If I remember correctly, JBOD means that if a drive fails the data on the drive is lost. If you have so many disks then you have an expected fail rate of roughly 1.7% per year (according to the popular drive statistics from back blaze).
Isn't it a bit harsh to lose 1.7% of data every year? Why not a dead simple RAID that can tolerate the loss of a disk without data loss?
A JBOD is as the initialism, they're Just a Bunch of Disks. They are simply enclosures that allow a large number of disks to be hooked up to a server. Any RAID or whatnot would be done on the software side, with Ceph or something similar as another reply states.
CERN has had some interesting storage technology, at least in the past. When I was at Seagate, we were trying to pitch our Kinetic drives (basically a 3.5" HDD with an ethernet port that talks key/value store instead of SATA), and CERN was one of the large purchasers of these.
Their datacenter is used for a lot more than just LHC results, also. Zenodo, the open science result repository, also lives in their storage.
Looks like a marketing piece publicizing that CERN is using WD HDD products at scale with no technical details. To make matters worse, the WD product links don’t even work!
CERN publicizing about their HGST Ultrastar use [0] in 2013 was what got me started buying their drives and I never had issues with them. HGST is now part of Western Digital [1].
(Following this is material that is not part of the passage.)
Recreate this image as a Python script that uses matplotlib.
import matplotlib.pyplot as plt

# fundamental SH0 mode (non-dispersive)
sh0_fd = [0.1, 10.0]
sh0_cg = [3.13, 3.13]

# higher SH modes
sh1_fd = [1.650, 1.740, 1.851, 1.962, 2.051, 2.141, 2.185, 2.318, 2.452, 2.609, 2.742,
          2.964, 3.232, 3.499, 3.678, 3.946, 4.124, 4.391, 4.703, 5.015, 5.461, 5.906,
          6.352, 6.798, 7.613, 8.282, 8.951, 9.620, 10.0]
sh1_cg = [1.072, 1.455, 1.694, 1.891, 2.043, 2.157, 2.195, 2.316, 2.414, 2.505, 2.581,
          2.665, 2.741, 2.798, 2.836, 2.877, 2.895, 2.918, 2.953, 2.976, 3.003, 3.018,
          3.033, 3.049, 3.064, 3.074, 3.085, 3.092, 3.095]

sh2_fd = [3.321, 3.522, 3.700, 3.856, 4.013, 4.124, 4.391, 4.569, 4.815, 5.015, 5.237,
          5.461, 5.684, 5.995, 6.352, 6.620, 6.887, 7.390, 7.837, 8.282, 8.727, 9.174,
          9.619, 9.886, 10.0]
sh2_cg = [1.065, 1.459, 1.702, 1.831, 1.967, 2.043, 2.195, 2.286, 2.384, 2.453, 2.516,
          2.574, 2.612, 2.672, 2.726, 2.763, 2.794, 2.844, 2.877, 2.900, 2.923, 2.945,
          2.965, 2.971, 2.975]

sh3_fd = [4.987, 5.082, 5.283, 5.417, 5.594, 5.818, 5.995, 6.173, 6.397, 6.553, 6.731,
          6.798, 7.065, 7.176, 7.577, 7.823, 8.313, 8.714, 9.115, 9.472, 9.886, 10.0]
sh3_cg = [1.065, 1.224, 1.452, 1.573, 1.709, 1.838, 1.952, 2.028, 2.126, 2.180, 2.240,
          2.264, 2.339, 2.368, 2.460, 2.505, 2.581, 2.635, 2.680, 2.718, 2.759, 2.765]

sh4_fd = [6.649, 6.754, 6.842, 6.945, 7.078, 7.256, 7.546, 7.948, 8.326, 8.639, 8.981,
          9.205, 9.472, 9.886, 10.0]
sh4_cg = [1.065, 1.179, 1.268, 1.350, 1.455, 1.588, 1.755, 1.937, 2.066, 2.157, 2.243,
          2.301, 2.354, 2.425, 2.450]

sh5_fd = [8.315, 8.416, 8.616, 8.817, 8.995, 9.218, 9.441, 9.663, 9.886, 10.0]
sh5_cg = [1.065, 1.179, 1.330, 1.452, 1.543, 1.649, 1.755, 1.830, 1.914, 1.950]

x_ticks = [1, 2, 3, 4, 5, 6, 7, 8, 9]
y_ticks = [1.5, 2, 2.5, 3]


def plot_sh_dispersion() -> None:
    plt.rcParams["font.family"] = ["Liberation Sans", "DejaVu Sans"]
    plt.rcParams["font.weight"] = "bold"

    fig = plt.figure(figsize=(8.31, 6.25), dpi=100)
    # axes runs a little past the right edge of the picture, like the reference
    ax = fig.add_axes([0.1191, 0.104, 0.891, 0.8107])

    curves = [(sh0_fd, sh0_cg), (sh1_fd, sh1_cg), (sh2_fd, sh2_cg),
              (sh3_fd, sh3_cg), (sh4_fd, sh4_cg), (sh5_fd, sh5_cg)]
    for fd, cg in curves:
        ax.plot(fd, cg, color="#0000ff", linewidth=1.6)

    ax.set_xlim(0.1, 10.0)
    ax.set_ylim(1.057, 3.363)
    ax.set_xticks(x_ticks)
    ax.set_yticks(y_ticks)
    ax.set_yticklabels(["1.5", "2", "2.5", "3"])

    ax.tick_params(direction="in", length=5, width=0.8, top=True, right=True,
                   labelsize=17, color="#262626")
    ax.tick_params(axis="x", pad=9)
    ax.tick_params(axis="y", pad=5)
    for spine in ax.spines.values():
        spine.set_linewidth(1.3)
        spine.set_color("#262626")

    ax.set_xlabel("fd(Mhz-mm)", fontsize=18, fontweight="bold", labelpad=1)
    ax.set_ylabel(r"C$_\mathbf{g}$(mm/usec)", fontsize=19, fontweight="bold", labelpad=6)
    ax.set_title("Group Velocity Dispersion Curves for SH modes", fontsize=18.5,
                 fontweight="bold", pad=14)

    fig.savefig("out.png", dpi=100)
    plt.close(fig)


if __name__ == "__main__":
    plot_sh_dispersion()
The last time I had to buy disks I switched to Seagate Exos X and thought I'll continue buying them. I think it was one of the Backblaze Drive Stats which made me buy them. I like the drives.
So CERN is now doing again such an advertising campaign:
> When Bonfillou shared the requirements from the next generation collider, the team suggested testing the company’s new series of JBODs (Just a Bunch of Drives), the Ultrastar hybrid storage platforms.
Since the project is expected to start in 2029, add about at least 5 more years for CERN to collect data on the drive stats, that's a long time to wait.
Does anyone here know if WD's Ultrastar are still as good as back then, when HGST was HGST? Was it just a brand change and all the rest, R&D-team, design, production, was still the same, separate to WD?
A lot of distributed systems innovations came out of the High Energy Physics space.
Nvidia itself was basically bankrolled by DoE labs for much of it's early existence, MPI was a HPC project driven by Oak Ridge, the WWW was a side project at CERN to simplify information retrieval, etc.
High Energy Physics is a very data and computationally heavy problem that lends itself nicely to HPC, and a lot of the innovations in CS subfields like Bioinformatics, Machine Learning, and Theory was enabled by this research.
How is all this data not compressible? e.g. XML compresses 20:1 or better using just gzip. Is all this physics data indistinguishable from white noise? Are their incentives to not compress? Don't take the big data out of big science. Then it's no longer big science and we cannot impress the masses.
> 'How's the spacecraft doing?' 'I dunno. All this equipment is just used to measure TV ratings.'
What makes you think it's not compressed? (or that the data is stored as XML?)
There's very sophisticated compression systems throughout each experiment's data acquisition pipelines. For example this paper[1] describes the ALICE experiment's system for Run3, involving FPGAs and GPUs to be able to handle 3.5TB/s from all the detectors. This one [2] outlines how HL-LHC & CMS use neural networks to fine tune compression algorithms on a per-detector basis.
Not to mention your standard data files are ROOT TFiles with TTrees which store arrays of compressed objects.
The 'uncompressed' stream has already been winnowed down substantially: there's a lot of processing that happens on the detectors themselves to decide what data is worth even sending off the board. The math for the raw detectors is 100 million channels of data (not sure how many per detector, but there's a lot of them stacked around the collision) sampling at 40Mhz (which is how often the bunches of accelerater particles cross). Even with just 2 bits per sample, that's 1PB/sec. But most of that is obviously uninteresting and so doesn't even get transmitted.
An Exabyte of disk is definitely eyebrow-raising, but companies like LinkedIn had an exabyte of storage in 2021 just in their HDFS clusters.
https://www.linkedin.com/blog/engineering/open-source/the-ex...